In a N.Y. Times op-ed piece titled “The Sony Hack and the Yellow Press,” screenwriter Aaron Sorkin has bitchslapped the editors and journalists who’ve published the Sony material stolen by the “Guardians of Peace” hackers in Thailand. These editors and journalists are slime, Sorkin is saying. That includes me, right? I’m a personification of slithery green ooze for joining in and riffing on the ramifications and so on? And what about my offering a clarification and defense of Amy Pascal? I thought that was okay.
“If you close your eyes you can imagine the hackers sitting in a room, combing through the documents to find the ones that will draw the most blood,” Sorkin writes. “And in a room next door are American journalists doing the same thing. As demented and criminal as it is, at least the hackers are doing it for a cause. The press is doing it for a nickel.”
The most interesting paragraph, for me, is the one in which Sorkin gives a new title to the much-described, much-gossiped-about Jobs project, for which he wrote the screenplay. That project is called Steve Jobs, Sorkin says. Seriously? Steve Jobs? What, like Michael Clayton and Dolores Claiborne? Sounds sucky, man. A whole different ring. Dump it and go back to Jobs. Or call it something else.
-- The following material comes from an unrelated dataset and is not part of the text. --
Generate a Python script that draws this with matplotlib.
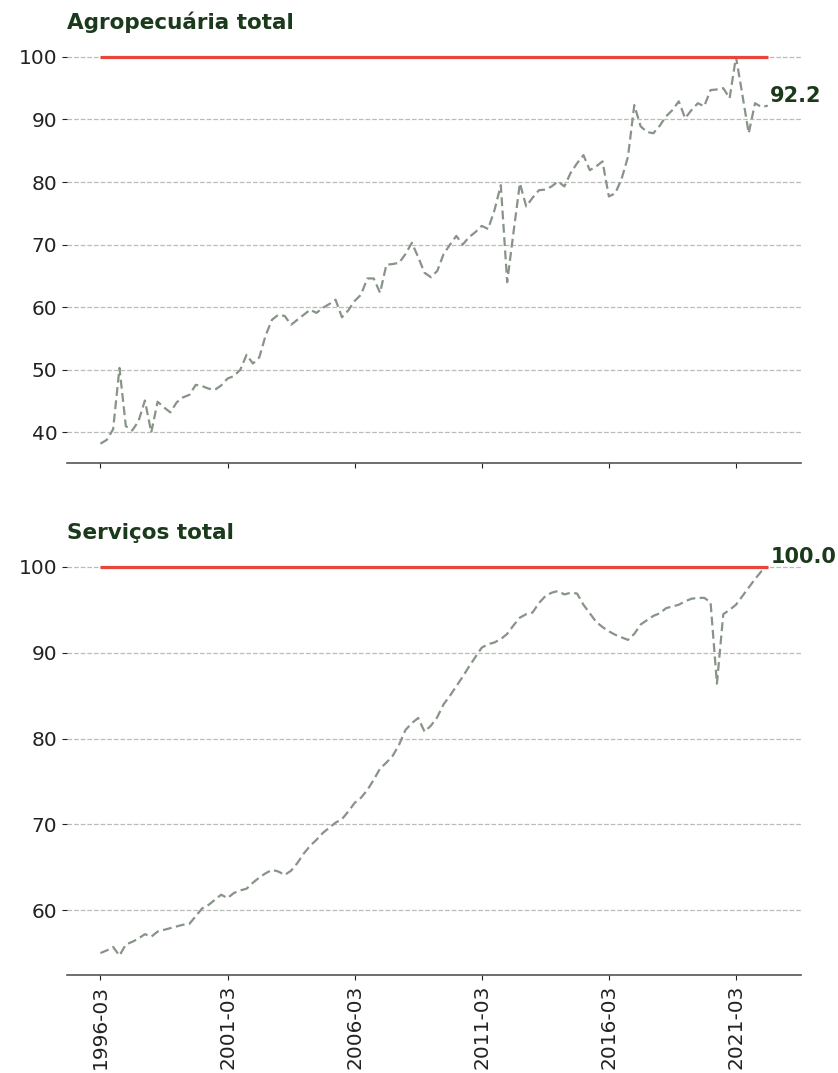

Sorkin acknowledges that “[his] name comes up from time to time” in the hacked emails. “The widely published documents that were stolen include an email to Ms. Pascal in which I advocated going to Tom Cruise for the lead role (I did), a second email from one executive to another speculating that I’m broke (I’m fine) and a third that suggested that I might be romantically involved with a woman whose book I’m using as source material for a new script (I wish).”